PARKERSBURG - A West Virginia senator is supporting the elimination of U.S. aid to China.

In this time of budget constraints, U.S. tax dollars shouldn't be going to China, the world's second-largest economy, Sen. Joe Manchin said. The United States has spent more than $275 million since 2001 in China to expand internet access and improving public transportation, he said.

China also receives billions from multilateral institutions like the United Nations, to which the United States is among the largest contributors, Manchin said.

"At a time of tight budgets, painful spending cuts and overwhelming concern about how we spend money in this country, it doesn't make any sense that America would send any hard-earned taxpayer dollars to China, whose economy is growing by leaps and bounds and who has consistently made it very difficult for this country to compete on a fair playing field," Manchin said. "Now is the time to focus on rebuilding America, and to ensure that we invest in American infrastructure and innovation ahead of other countries."

Manchin was among senators from both parties signing off on letters to the Department of Commerce and Sens.
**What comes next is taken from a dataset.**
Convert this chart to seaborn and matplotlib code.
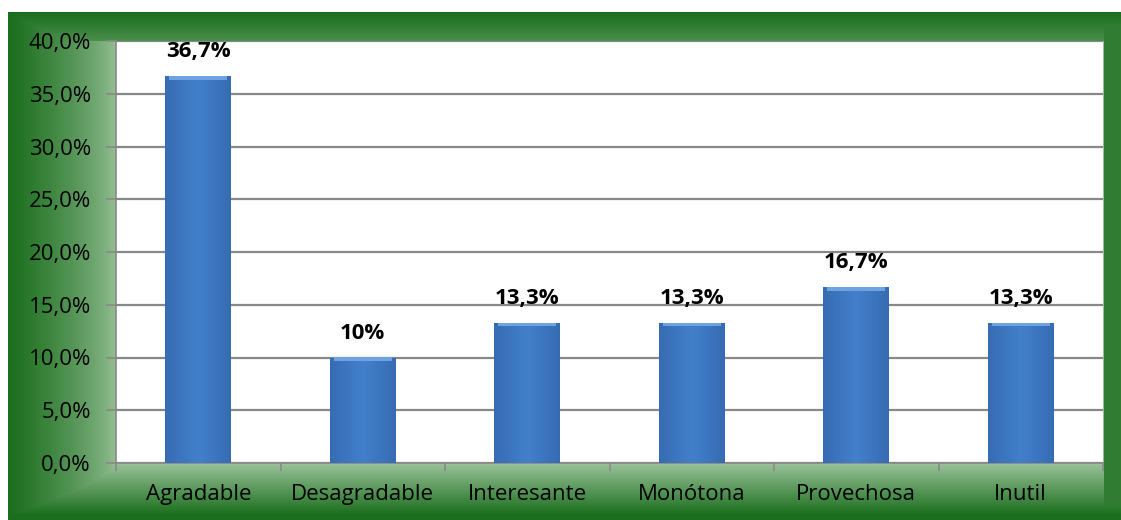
import matplotlib
matplotlib.use("Agg")
import matplotlib.pyplot as plt
import numpy as np
import pandas as pd
import seaborn as sns

# Data
categories = ["Agradable", "Desagradable", "Interesante", "Monótona", "Provechosa", "Inutil"]
values = [36.7, 10.0, 13.3, 13.3, 16.7, 13.3]
bar_labels = ["36,7%", "10%", "13,3%", "13,3%", "16,7%", "13,3%"]
y_ticks = [0, 5, 10, 15, 20, 25, 30, 35, 40]
y_tick_labels = ["0,0%", "5,0%", "10,0%", "15,0%", "20,0%", "25,0%", "30,0%", "35,0%", "40,0%"]

df = pd.DataFrame({"categoria": categories, "valor": values})

sns.set_theme(style="white")
plt.rcParams["font.family"] = ["Open Sans", "DejaVu Sans"]

W, H = 1121, 520
fig = plt.figure(figsize=(W / 100, H / 100), dpi=100)
fig.patch.set_facecolor("white")

# plot area in pixels
px0, px1, py0, py1 = 116, 1103, 41, 463
fx0, fy0 = 8, 12  # outer edge of the green frame

# green frame, lighter next to the plot area
yy, xx = np.mgrid[0:H, 0:W].astype(float)
t = np.zeros((H, W))
t = np.maximum(t, np.clip((px0 - xx) / (px0 - fx0), 0, 1) ** 0.7)
t = np.maximum(t, np.clip((yy - py1) / (H - py1), 0, 1) * 1.1)
t = np.where(yy < py0, np.maximum(t, 0.6 + 0.4 * (py0 - yy) / (py0 - fy0)), t)
t = np.where(xx > px1, np.maximum(t, 0.82), t)
t = np.clip(t, 0, 1)
light = np.array([0.60, 0.76, 0.60])
dark = np.array([0.10, 0.43, 0.11])
img = light[None, None, :] * (1 - t[..., None]) + dark[None, None, :] * t[..., None]
img[(xx < fx0) | (yy < fy0)] = 1.0

bg = fig.add_axes([0, 0, 1, 1], zorder=-1)
bg.imshow(img, extent=[0, W, H, 0], aspect="auto")
bg.set_axis_off()

ax = fig.add_axes([px0 / W, 1 - py1 / H, (px1 - px0) / W, (py1 - py0) / H])
ax.set_facecolor("white")

sns.barplot(data=df, x="categoria", y="valor", color="#3a72c0", width=0.4,
            ax=ax, zorder=3, linewidth=0)

# horizontal shading on each bar
grad = np.linspace(0, 1, 64)
shade = 1 - 0.45 * np.abs(grad - 0.5) * 2
cmap_row = np.stack([0.16 + 0.10 * shade, 0.33 + 0.17 * shade, 0.58 + 0.22 * shade], axis=-1)
bar_img = np.tile(cmap_row[None, :, :], (2, 1, 1))
for p in ax.patches:
    x0, w, h = p.get_x(), p.get_width(), p.get_height()
    im = ax.imshow(bar_img, extent=[x0, x0 + w, 0, h], aspect="auto", zorder=4,
                   interpolation="bilinear")
    im.set_clip_path(p)
    # lighter cap on top
    ax.fill_between([x0 + w * 0.06, x0 + w * 0.94], h - 0.35, h, color="#6fa3e0",
                    zorder=5, linewidth=0)

for p, lab in zip(ax.patches, bar_labels):
    ax.text(p.get_x() + p.get_width() / 2, p.get_height() + 1.3, lab,
            ha="center", va="bottom", fontsize=16, fontweight="bold", color="black", zorder=6)

ax.set_xlim(-0.5, len(categories) - 0.5)
ax.set_ylim(0, 40)
ax.set_yticks(y_ticks)
ax.set_yticklabels(y_tick_labels, fontsize=16, color="black")
ax.yaxis.grid(True, color="#888888", linewidth=1.6, zorder=0)
ax.set_axisbelow(True)

ax.set_xticks(range(len(categories)))
ax.set_xticklabels(categories, fontsize=16, color="black")
ax.set_xlabel("")
ax.set_ylabel("")
ax.tick_params(axis="x", length=0, pad=15)
ax.tick_params(axis="y", length=7, width=1.2, color="#888888", pad=11, left=True)

# category boundary ticks on the x axis
ax.set_xticks(np.arange(-0.5, len(categories)), minor=True)
ax.tick_params(axis="x", which="minor", length=6, width=1.2, color="#888888", bottom=True)

for side in ["top", "right"]:
    ax.spines[side].set_visible(False)
for side in ["left", "bottom"]:
    ax.spines[side].set_visible(True)
    ax.spines[side].set_color("#888888")
    ax.spines[side].set_linewidth(1.2)

fig.savefig("out.png", dpi=100)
Daniel Inouye and Thad Cochran, Senate appropriations leaders.

"In view of China's economic rise, it is clear that, with the exception of programs targeted specifically to Tibet or promote respect for human rights and democracy in China, the annual assistance we are currently providing to China could be better utilized in countries with greater need and vastly smaller resources," the letter to Inouye and Cochran said. China currently owns $1.2 trillion of U.S. Treasury debt, and has launched its own multi-billion dollar foreign assistance program to rival the United States. This year, both the United Kingdom and Australia announced they will no longer provide direct assistance to China.

The letter to the Commerce Department, addressed to Francisco J. S'nchez, under secretary for international trade, asks the commerce department to strengthen enforcement of existing U.S. laws intended to combat illegal import practices such when nations like China sells goods for far less than they are worth in another country. The department has been lax since announcing increased enforcement a year ago, the senators said.

"The failure to implement this change in a timely manner is hurting U.S. manufacturing companies and workers in our states at a time when job retention and creation remains challenging to employers," the letter said.